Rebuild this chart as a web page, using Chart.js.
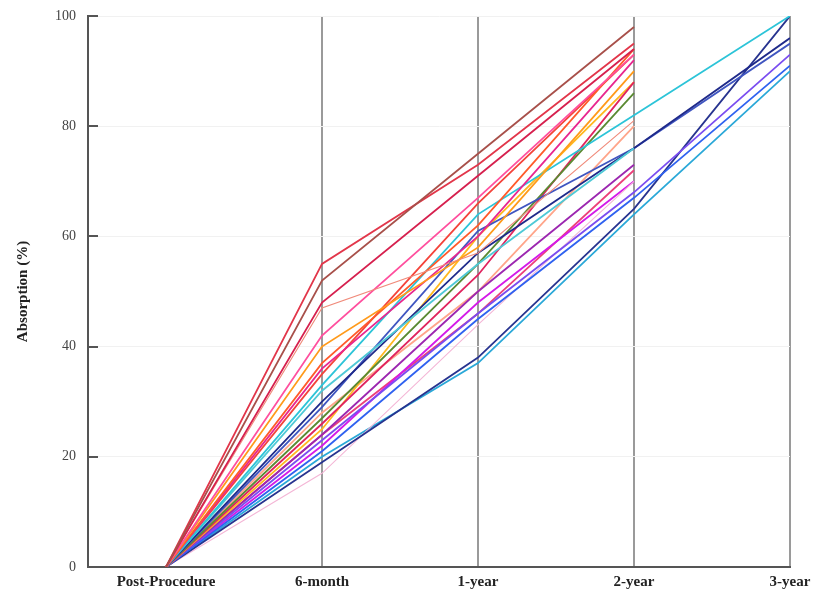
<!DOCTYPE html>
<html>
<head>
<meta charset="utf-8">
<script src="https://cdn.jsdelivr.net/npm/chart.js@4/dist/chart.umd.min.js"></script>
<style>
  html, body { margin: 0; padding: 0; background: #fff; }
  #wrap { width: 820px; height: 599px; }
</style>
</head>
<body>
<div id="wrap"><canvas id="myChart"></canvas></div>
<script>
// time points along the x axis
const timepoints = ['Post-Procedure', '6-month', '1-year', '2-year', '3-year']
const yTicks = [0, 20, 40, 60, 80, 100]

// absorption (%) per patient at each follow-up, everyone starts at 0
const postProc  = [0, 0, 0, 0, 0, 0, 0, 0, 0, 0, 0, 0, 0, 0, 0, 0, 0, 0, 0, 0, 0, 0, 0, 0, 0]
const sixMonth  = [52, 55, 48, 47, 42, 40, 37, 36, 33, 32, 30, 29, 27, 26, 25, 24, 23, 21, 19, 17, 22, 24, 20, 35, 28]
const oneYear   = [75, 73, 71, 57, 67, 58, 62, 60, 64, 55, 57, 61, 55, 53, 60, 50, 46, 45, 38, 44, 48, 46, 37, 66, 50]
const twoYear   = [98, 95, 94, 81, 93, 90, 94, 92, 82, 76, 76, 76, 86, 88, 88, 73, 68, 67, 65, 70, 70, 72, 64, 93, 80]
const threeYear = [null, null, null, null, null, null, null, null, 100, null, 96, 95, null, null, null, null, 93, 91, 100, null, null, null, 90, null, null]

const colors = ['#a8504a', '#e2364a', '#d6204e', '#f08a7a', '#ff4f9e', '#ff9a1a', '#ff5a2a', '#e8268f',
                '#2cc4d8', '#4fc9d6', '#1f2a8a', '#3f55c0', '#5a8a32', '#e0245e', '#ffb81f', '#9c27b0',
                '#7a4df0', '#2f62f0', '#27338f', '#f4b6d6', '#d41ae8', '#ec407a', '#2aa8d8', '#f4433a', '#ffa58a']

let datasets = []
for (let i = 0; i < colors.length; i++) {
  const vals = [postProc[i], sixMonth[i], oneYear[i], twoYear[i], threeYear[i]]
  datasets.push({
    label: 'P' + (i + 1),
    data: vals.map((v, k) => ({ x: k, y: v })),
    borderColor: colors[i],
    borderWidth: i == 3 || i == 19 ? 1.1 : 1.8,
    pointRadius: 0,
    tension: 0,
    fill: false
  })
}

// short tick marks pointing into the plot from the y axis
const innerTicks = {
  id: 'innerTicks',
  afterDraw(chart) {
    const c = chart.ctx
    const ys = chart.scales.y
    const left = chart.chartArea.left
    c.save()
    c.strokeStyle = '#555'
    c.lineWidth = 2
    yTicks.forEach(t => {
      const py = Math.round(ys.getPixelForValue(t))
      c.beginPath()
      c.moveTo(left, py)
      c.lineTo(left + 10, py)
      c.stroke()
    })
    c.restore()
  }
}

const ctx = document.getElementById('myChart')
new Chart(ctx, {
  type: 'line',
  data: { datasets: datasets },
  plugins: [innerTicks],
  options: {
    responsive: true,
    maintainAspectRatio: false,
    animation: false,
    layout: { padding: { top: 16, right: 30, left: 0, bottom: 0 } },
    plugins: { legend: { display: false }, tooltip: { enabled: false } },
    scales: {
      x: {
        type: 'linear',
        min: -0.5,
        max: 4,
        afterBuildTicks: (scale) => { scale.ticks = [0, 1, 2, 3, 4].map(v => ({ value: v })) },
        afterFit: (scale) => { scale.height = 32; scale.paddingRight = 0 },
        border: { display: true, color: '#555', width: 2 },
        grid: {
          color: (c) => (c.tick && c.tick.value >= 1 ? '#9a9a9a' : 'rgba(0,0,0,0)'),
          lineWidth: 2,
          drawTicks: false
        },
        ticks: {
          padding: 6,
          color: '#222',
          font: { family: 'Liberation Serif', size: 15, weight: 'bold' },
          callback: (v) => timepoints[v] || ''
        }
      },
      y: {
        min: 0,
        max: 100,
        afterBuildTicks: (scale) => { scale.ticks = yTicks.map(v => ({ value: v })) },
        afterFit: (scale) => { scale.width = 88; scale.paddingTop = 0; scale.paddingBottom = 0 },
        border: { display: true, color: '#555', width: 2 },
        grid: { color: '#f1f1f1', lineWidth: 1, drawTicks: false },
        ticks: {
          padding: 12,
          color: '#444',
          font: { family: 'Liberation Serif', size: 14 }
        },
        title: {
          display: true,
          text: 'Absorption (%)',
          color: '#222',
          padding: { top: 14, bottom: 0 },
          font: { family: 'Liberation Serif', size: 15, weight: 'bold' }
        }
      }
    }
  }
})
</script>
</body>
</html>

● ● ● ●

= AIM =
In your copy of the listing above, reproduce each line exactly and omit all pictures.

= EXERCISE RESPONSE =
Rebuild this chart as a web page, using Chart.js.
<!DOCTYPE html>
<html>
<head>
<meta charset="utf-8">
<script src="https://cdn.jsdelivr.net/npm/chart.js@4/dist/chart.umd.min.js"></script>
<style>
  html, body { margin: 0; padding: 0; background: #fff; }
  #wrap { width: 820px; height: 599px; }
</style>
</head>
<body>
<div id="wrap"><canvas id="myChart"></canvas></div>
<script>
// time points along the x axis
const timepoints = ['Post-Procedure', '6-month', '1-year', '2-year', '3-year']
const yTicks = [0, 20, 40, 60, 80, 100]

// absorption (%) per patient at each follow-up, everyone starts at 0
const postProc  = [0, 0, 0, 0, 0, 0, 0, 0, 0, 0, 0, 0, 0, 0, 0, 0, 0, 0, 0, 0, 0, 0, 0, 0, 0]
const sixMonth  = [52, 55, 48, 47, 42, 40, 37, 36, 33, 32, 30, 29, 27, 26, 25, 24, 23, 21, 19, 17, 22, 24, 20, 35, 28]
const oneYear   = [75, 73, 71, 57, 67, 58, 62, 60, 64, 55, 57, 61, 55, 53, 60, 50, 46, 45, 38, 44, 48, 46, 37, 66, 50]
const twoYear   = [98, 95, 94, 81, 93, 90, 94, 92, 82, 76, 76, 76, 86, 88, 88, 73, 68, 67, 65, 70, 70, 72, 64, 93, 80]
const threeYear = [null, null, null, null, null, null, null, null, 100, null, 96, 95, null, null, null, null, 93, 91, 100, null, null, null, 90, null, null]

const colors = ['#a8504a', '#e2364a', '#d6204e', '#f08a7a', '#ff4f9e', '#ff9a1a', '#ff5a2a', '#e8268f',
                '#2cc4d8', '#4fc9d6', '#1f2a8a', '#3f55c0', '#5a8a32', '#e0245e', '#ffb81f', '#9c27b0',
                '#7a4df0', '#2f62f0', '#27338f', '#f4b6d6', '#d41ae8', '#ec407a', '#2aa8d8', '#f4433a', '#ffa58a']

let datasets = []
for (let i = 0; i < colors.length; i++) {
  const vals = [postProc[i], sixMonth[i], oneYear[i], twoYear[i], threeYear[i]]
  datasets.push({
    label: 'P' + (i + 1),
    data: vals.map((v, k) => ({ x: k, y: v })),
    borderColor: colors[i],
    borderWidth: i == 3 || i == 19 ? 1.1 : 1.8,
    pointRadius: 0,
    tension: 0,
    fill: false
  })
}

// short tick marks pointing into the plot from the y axis
const innerTicks = {
  id: 'innerTicks',
  afterDraw(chart) {
    const c = chart.ctx
    const ys = chart.scales.y
    const left = chart.chartArea.left
    c.save()
    c.strokeStyle = '#555'
    c.lineWidth = 2
    yTicks.forEach(t => {
      const py = Math.round(ys.getPixelForValue(t))
      c.beginPath()
      c.moveTo(left, py)
      c.lineTo(left + 10, py)
      c.stroke()
    })
    c.restore()
  }
}

const ctx = document.getElementById('myChart')
new Chart(ctx, {
  type: 'line',
  data: { datasets: datasets },
  plugins: [innerTicks],
  options: {
    responsive: true,
    maintainAspectRatio: false,
    animation: false,
    layout: { padding: { top: 16, right: 30, left: 0, bottom: 0 } },
    plugins: { legend: { display: false }, tooltip: { enabled: false } },
    scales: {
      x: {
        type: 'linear',
        min: -0.5,
        max: 4,
        afterBuildTicks: (scale) => { scale.ticks = [0, 1, 2, 3, 4].map(v => ({ value: v })) },
        afterFit: (scale) => { scale.height = 32; scale.paddingRight = 0 },
        border: { display: true, color: '#555', width: 2 },
        grid: {
          color: (c) => (c.tick && c.tick.value >= 1 ? '#9a9a9a' : 'rgba(0,0,0,0)'),
          lineWidth: 2,
          drawTicks: false
        },
        ticks: {
          padding: 6,
          color: '#222',
          font: { family: 'Liberation Serif', size: 15, weight: 'bold' },
          callback: (v) => timepoints[v] || ''
        }
      },
      y: {
        min: 0,
        max: 100,
        afterBuildTicks: (scale) => { scale.ticks = yTicks.map(v => ({ value: v })) },
        afterFit: (scale) => { scale.width = 88; scale.paddingTop = 0; scale.paddingBottom = 0 },
        border: { display: true, color: '#555', width: 2 },
        grid: { color: '#f1f1f1', lineWidth: 1, drawTicks: false },
        ticks: {
          padding: 12,
          color: '#444',
          font: { family: 'Liberation Serif', size: 14 }
        },
        title: {
          display: true,
          text: 'Absorption (%)',
          color: '#222',
          padding: { top: 14, bottom: 0 },
          font: { family: 'Liberation Serif', size: 15, weight: 'bold' }
        }
      }
    }
  }
})
</script>
</body>
</html>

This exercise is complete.